-- BRIEF --
Copy the listing verbatim, excluding any images found in it.

☆ ☆ ☆ ☆ ☆

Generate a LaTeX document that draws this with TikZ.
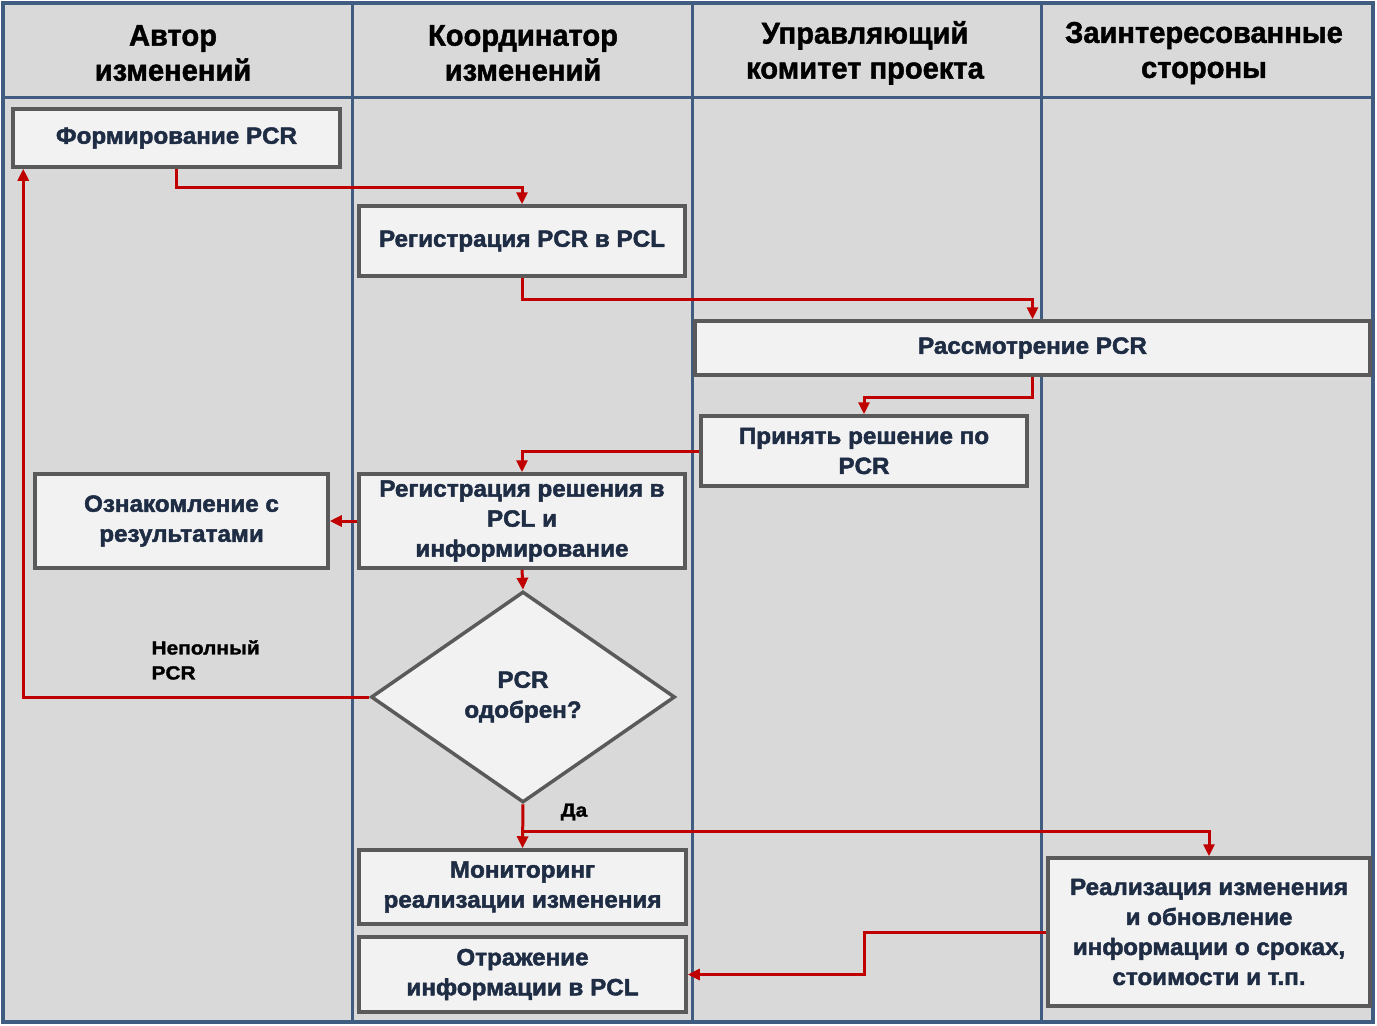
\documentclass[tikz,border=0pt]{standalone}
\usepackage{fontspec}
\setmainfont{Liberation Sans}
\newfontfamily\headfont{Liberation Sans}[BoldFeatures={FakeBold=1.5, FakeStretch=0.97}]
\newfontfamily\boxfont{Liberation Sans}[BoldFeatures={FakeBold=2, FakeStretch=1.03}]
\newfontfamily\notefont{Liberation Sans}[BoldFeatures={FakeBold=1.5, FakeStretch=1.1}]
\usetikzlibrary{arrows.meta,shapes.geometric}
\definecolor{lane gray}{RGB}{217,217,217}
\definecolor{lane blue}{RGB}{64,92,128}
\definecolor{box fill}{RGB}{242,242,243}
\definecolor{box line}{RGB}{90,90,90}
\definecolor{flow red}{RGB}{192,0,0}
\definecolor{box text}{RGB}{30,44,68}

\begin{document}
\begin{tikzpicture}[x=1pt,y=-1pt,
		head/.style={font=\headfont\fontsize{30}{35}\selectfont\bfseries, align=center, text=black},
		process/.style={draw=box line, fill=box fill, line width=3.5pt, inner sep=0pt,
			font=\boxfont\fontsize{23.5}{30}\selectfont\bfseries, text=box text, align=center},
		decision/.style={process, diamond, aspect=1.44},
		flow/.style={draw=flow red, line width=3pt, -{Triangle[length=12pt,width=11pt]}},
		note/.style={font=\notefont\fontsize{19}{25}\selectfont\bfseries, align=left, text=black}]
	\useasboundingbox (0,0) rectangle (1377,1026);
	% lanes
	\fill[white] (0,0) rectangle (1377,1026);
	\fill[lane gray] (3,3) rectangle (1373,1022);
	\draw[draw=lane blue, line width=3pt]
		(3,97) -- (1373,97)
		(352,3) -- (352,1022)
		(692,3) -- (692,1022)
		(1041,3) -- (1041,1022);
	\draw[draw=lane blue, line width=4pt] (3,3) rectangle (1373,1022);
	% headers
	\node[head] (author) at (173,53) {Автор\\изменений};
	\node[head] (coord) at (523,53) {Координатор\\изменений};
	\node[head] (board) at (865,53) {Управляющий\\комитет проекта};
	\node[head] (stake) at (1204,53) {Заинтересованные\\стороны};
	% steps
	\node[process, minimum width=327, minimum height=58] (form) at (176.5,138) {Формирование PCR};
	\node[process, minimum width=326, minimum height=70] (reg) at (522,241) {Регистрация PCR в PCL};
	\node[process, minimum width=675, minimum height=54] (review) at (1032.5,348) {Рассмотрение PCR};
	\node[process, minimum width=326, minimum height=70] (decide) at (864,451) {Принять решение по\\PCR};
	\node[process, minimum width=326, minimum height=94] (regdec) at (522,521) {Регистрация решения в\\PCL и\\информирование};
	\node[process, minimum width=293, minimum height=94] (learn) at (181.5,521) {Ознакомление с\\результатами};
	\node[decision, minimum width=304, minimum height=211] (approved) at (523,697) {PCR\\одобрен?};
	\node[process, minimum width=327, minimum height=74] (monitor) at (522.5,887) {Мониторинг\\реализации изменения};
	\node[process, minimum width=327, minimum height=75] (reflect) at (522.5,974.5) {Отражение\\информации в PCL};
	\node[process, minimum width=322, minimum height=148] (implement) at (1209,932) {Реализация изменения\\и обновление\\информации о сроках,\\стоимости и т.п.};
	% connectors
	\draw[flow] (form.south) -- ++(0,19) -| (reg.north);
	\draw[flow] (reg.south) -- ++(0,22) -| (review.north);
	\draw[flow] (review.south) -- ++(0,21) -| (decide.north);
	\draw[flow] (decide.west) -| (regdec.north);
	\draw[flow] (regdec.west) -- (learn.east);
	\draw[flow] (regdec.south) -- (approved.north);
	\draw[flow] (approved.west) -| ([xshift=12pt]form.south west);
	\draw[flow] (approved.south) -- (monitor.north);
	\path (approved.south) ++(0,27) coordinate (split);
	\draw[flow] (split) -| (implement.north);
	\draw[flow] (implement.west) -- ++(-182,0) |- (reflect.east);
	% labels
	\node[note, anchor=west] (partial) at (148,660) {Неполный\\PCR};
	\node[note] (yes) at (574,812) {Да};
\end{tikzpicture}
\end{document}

☆ ☆ ☆ ☆ ☆

-- SOLUTION FOR THIS PROBLEM --
Generate a LaTeX document that draws this with TikZ.
\documentclass[tikz,border=0pt]{standalone}
\usepackage{fontspec}
\setmainfont{Liberation Sans}
\newfontfamily\headfont{Liberation Sans}[BoldFeatures={FakeBold=1.5, FakeStretch=0.97}]
\newfontfamily\boxfont{Liberation Sans}[BoldFeatures={FakeBold=2, FakeStretch=1.03}]
\newfontfamily\notefont{Liberation Sans}[BoldFeatures={FakeBold=1.5, FakeStretch=1.1}]
\usetikzlibrary{arrows.meta,shapes.geometric}
\definecolor{lane gray}{RGB}{217,217,217}
\definecolor{lane blue}{RGB}{64,92,128}
\definecolor{box fill}{RGB}{242,242,243}
\definecolor{box line}{RGB}{90,90,90}
\definecolor{flow red}{RGB}{192,0,0}
\definecolor{box text}{RGB}{30,44,68}

\begin{document}
\begin{tikzpicture}[x=1pt,y=-1pt,
		head/.style={font=\headfont\fontsize{30}{35}\selectfont\bfseries, align=center, text=black},
		process/.style={draw=box line, fill=box fill, line width=3.5pt, inner sep=0pt,
			font=\boxfont\fontsize{23.5}{30}\selectfont\bfseries, text=box text, align=center},
		decision/.style={process, diamond, aspect=1.44},
		flow/.style={draw=flow red, line width=3pt, -{Triangle[length=12pt,width=11pt]}},
		note/.style={font=\notefont\fontsize{19}{25}\selectfont\bfseries, align=left, text=black}]
	\useasboundingbox (0,0) rectangle (1377,1026);
	% lanes
	\fill[white] (0,0) rectangle (1377,1026);
	\fill[lane gray] (3,3) rectangle (1373,1022);
	\draw[draw=lane blue, line width=3pt]
		(3,97) -- (1373,97)
		(352,3) -- (352,1022)
		(692,3) -- (692,1022)
		(1041,3) -- (1041,1022);
	\draw[draw=lane blue, line width=4pt] (3,3) rectangle (1373,1022);
	% headers
	\node[head] (author) at (173,53) {Автор\\изменений};
	\node[head] (coord) at (523,53) {Координатор\\изменений};
	\node[head] (board) at (865,53) {Управляющий\\комитет проекта};
	\node[head] (stake) at (1204,53) {Заинтересованные\\стороны};
	% steps
	\node[process, minimum width=327, minimum height=58] (form) at (176.5,138) {Формирование PCR};
	\node[process, minimum width=326, minimum height=70] (reg) at (522,241) {Регистрация PCR в PCL};
	\node[process, minimum width=675, minimum height=54] (review) at (1032.5,348) {Рассмотрение PCR};
	\node[process, minimum width=326, minimum height=70] (decide) at (864,451) {Принять решение по\\PCR};
	\node[process, minimum width=326, minimum height=94] (regdec) at (522,521) {Регистрация решения в\\PCL и\\информирование};
	\node[process, minimum width=293, minimum height=94] (learn) at (181.5,521) {Ознакомление с\\результатами};
	\node[decision, minimum width=304, minimum height=211] (approved) at (523,697) {PCR\\одобрен?};
	\node[process, minimum width=327, minimum height=74] (monitor) at (522.5,887) {Мониторинг\\реализации изменения};
	\node[process, minimum width=327, minimum height=75] (reflect) at (522.5,974.5) {Отражение\\информации в PCL};
	\node[process, minimum width=322, minimum height=148] (implement) at (1209,932) {Реализация изменения\\и обновление\\информации о сроках,\\стоимости и т.п.};
	% connectors
	\draw[flow] (form.south) -- ++(0,19) -| (reg.north);
	\draw[flow] (reg.south) -- ++(0,22) -| (review.north);
	\draw[flow] (review.south) -- ++(0,21) -| (decide.north);
	\draw[flow] (decide.west) -| (regdec.north);
	\draw[flow] (regdec.west) -- (learn.east);
	\draw[flow] (regdec.south) -- (approved.north);
	\draw[flow] (approved.west) -| ([xshift=12pt]form.south west);
	\draw[flow] (approved.south) -- (monitor.north);
	\path (approved.south) ++(0,27) coordinate (split);
	\draw[flow] (split) -| (implement.north);
	\draw[flow] (implement.west) -- ++(-182,0) |- (reflect.east);
	% labels
	\node[note, anchor=west] (partial) at (148,660) {Неполный\\PCR};
	\node[note] (yes) at (574,812) {Да};
\end{tikzpicture}
\end{document}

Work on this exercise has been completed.